■ **TASK DETAILS**:
Extract the lines from the start through the line that holds "[['Letters-', 'DIGITS'], ['Digits-', 'LETTERS']];", both included, omitting all images.

>> START SOURCE EXCERPT

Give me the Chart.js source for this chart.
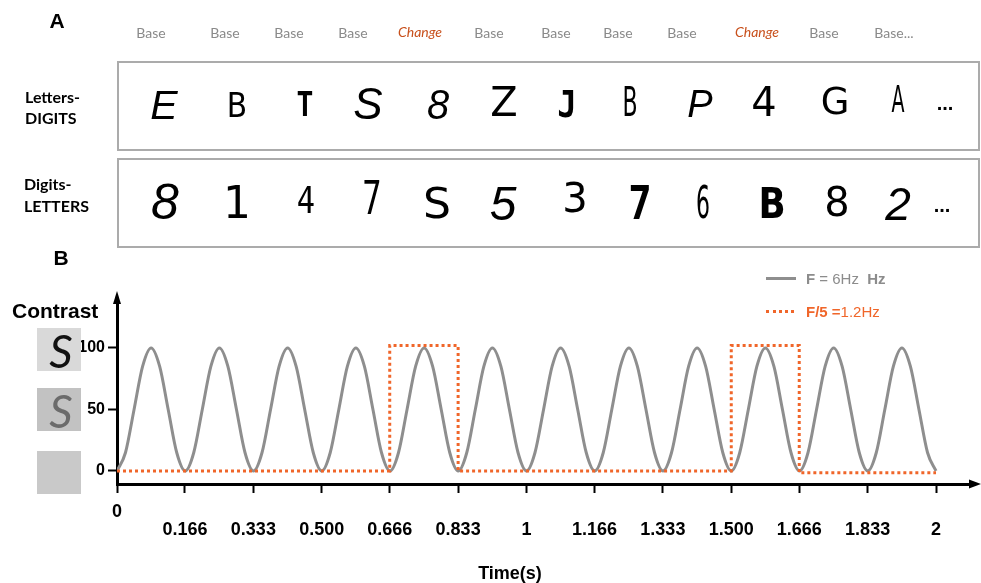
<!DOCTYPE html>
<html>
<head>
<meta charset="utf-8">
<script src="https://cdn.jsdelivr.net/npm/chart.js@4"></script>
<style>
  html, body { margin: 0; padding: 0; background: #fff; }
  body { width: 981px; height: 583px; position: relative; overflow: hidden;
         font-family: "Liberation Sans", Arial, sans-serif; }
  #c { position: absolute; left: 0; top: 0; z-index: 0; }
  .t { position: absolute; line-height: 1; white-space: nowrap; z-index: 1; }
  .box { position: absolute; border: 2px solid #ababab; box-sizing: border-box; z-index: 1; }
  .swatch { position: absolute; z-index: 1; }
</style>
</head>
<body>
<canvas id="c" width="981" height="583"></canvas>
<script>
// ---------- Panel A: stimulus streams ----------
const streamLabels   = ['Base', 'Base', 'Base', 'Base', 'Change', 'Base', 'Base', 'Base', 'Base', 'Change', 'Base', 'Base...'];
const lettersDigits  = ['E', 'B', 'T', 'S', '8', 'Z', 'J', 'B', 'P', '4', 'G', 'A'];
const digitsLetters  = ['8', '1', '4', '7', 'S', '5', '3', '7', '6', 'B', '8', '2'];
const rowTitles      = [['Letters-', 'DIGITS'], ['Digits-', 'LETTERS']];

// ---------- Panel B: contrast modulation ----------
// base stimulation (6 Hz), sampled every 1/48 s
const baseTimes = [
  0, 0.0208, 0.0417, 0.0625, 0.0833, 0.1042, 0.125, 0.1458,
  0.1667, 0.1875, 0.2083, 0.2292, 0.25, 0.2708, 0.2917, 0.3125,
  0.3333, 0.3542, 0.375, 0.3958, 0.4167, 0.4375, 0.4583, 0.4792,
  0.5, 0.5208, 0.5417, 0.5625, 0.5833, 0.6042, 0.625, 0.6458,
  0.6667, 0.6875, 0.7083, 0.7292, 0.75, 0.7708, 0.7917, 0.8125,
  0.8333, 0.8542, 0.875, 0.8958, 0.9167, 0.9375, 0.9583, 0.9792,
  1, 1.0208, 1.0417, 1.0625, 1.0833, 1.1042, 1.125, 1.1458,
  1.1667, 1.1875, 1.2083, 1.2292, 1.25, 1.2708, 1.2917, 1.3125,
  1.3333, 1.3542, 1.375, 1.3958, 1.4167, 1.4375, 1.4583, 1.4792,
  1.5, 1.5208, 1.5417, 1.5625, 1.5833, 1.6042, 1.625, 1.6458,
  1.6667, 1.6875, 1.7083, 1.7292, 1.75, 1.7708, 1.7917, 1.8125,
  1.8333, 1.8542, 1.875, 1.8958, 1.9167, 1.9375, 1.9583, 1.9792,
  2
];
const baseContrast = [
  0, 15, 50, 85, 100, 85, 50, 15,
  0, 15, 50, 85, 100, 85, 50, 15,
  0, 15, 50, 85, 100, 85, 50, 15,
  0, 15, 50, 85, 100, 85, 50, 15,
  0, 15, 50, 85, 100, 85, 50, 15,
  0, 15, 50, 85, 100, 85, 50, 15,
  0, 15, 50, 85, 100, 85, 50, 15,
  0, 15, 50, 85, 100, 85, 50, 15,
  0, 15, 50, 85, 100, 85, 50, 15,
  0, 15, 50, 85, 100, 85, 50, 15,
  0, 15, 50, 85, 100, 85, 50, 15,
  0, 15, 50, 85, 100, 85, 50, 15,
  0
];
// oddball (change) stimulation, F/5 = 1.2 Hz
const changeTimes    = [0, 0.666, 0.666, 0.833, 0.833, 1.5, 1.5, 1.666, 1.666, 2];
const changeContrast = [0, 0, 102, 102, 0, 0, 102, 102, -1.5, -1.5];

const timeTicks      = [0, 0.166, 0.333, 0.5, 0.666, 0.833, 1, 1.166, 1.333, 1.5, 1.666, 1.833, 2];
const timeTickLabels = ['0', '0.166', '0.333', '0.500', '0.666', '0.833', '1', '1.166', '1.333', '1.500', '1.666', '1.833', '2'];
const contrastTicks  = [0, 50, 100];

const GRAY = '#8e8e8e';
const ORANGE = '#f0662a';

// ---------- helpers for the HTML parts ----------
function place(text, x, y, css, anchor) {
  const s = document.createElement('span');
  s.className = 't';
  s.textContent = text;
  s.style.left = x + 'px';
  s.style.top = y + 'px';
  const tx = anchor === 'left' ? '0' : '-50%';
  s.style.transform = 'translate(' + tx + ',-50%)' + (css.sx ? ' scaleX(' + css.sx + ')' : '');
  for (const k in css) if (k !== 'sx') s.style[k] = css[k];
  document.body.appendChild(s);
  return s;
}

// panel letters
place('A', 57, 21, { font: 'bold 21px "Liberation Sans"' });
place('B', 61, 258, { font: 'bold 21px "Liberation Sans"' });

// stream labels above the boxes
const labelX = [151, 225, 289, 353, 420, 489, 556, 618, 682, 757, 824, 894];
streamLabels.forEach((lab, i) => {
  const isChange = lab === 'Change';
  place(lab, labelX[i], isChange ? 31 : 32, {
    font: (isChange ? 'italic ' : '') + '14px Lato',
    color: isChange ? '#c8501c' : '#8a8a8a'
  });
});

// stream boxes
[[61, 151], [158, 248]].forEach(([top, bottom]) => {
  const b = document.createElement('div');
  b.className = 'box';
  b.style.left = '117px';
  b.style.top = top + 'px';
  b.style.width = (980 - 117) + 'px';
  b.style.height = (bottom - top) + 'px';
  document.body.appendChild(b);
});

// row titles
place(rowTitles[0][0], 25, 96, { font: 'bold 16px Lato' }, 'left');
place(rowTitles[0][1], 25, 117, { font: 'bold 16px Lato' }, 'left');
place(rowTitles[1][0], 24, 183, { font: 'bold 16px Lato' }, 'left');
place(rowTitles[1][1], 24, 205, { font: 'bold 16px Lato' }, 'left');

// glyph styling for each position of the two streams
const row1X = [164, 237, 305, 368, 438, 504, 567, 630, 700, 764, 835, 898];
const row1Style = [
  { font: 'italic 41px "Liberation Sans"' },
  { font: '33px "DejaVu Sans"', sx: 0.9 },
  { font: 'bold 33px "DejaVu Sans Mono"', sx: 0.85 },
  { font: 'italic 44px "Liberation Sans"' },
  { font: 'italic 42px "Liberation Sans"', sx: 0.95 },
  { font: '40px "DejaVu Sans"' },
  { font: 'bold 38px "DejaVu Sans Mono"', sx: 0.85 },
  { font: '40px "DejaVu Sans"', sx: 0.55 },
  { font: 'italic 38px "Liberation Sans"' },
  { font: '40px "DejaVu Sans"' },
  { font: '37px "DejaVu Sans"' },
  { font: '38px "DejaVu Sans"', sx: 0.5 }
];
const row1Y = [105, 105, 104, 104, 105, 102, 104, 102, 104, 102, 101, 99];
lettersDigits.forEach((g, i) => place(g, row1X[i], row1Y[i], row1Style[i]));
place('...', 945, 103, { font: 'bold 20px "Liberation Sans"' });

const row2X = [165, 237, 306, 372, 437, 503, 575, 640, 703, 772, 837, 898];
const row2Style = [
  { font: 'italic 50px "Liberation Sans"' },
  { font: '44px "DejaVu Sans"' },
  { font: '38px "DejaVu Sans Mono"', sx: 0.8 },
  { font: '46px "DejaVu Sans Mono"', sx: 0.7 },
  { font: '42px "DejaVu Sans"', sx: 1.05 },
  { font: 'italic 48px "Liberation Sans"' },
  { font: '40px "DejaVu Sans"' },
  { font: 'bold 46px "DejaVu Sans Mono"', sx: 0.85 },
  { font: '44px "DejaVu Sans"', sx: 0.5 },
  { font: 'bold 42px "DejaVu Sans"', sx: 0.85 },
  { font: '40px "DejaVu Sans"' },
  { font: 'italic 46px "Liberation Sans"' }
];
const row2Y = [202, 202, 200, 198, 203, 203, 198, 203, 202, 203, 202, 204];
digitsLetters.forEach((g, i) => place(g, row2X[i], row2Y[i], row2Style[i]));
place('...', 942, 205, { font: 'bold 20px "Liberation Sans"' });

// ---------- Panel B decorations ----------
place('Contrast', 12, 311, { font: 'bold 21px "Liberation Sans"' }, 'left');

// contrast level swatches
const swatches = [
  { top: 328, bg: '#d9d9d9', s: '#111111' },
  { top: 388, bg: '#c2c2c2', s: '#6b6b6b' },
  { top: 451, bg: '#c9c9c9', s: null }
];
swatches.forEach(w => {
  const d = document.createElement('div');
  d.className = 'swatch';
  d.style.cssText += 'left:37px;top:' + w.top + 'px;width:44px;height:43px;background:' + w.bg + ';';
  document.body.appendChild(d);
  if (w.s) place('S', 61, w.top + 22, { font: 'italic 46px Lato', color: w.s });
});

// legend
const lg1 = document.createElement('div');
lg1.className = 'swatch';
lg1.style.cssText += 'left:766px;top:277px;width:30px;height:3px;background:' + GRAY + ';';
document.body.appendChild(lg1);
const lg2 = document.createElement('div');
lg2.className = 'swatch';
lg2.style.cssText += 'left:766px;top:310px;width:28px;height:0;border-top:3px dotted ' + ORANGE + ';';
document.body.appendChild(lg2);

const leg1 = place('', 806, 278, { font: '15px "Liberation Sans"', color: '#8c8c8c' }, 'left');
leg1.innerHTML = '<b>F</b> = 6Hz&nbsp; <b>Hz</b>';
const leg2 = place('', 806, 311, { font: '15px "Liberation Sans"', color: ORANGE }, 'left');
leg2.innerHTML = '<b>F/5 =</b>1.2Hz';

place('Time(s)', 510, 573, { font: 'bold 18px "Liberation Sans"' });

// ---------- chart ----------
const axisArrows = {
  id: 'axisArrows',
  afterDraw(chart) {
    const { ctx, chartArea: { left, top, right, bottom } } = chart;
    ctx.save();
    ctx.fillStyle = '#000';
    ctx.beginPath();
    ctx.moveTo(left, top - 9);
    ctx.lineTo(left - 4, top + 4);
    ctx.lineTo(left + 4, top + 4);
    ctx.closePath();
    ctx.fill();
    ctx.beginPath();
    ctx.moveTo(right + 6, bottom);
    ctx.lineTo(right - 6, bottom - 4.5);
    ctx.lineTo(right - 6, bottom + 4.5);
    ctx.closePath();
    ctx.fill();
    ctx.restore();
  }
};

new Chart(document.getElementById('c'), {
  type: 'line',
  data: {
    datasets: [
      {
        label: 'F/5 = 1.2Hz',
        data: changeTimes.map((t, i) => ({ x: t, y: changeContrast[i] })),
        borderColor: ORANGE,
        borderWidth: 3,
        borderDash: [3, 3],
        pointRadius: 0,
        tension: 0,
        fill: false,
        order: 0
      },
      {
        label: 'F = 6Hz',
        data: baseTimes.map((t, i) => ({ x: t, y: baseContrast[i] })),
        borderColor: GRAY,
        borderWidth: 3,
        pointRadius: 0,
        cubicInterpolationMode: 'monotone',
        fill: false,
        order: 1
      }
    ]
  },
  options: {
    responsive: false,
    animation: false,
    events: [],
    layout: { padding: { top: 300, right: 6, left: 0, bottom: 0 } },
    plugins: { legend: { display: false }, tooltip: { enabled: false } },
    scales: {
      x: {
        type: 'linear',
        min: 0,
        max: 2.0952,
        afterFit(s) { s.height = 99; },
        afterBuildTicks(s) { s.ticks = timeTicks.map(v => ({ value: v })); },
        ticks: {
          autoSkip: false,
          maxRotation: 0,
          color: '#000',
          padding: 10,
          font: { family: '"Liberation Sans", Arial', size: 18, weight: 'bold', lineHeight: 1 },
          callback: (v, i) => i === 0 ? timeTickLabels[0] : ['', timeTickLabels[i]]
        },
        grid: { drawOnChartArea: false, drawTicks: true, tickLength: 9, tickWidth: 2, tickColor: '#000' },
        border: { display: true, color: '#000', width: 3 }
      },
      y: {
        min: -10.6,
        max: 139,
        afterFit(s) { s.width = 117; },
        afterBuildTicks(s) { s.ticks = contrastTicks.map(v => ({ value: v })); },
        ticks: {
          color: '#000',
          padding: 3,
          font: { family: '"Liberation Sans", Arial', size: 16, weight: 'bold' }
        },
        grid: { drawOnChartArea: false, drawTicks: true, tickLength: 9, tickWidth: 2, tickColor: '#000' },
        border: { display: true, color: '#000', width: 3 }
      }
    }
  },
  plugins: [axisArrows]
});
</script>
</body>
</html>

>> END SOURCE EXCERPT

■ **ANSWER TO THIS PROBLEM**:
Give me the Chart.js source for this chart.
<!DOCTYPE html>
<html>
<head>
<meta charset="utf-8">
<script src="https://cdn.jsdelivr.net/npm/chart.js@4"></script>
<style>
  html, body { margin: 0; padding: 0; background: #fff; }
  body { width: 981px; height: 583px; position: relative; overflow: hidden;
         font-family: "Liberation Sans", Arial, sans-serif; }
  #c { position: absolute; left: 0; top: 0; z-index: 0; }
  .t { position: absolute; line-height: 1; white-space: nowrap; z-index: 1; }
  .box { position: absolute; border: 2px solid #ababab; box-sizing: border-box; z-index: 1; }
  .swatch { position: absolute; z-index: 1; }
</style>
</head>
<body>
<canvas id="c" width="981" height="583"></canvas>
<script>
// ---------- Panel A: stimulus streams ----------
const streamLabels   = ['Base', 'Base', 'Base', 'Base', 'Change', 'Base', 'Base', 'Base', 'Base', 'Change', 'Base', 'Base...'];
const lettersDigits  = ['E', 'B', 'T', 'S', '8', 'Z', 'J', 'B', 'P', '4', 'G', 'A'];
const digitsLetters  = ['8', '1', '4', '7', 'S', '5', '3', '7', '6', 'B', '8', '2'];
const rowTitles      = [['Letters-', 'DIGITS'], ['Digits-', 'LETTERS']];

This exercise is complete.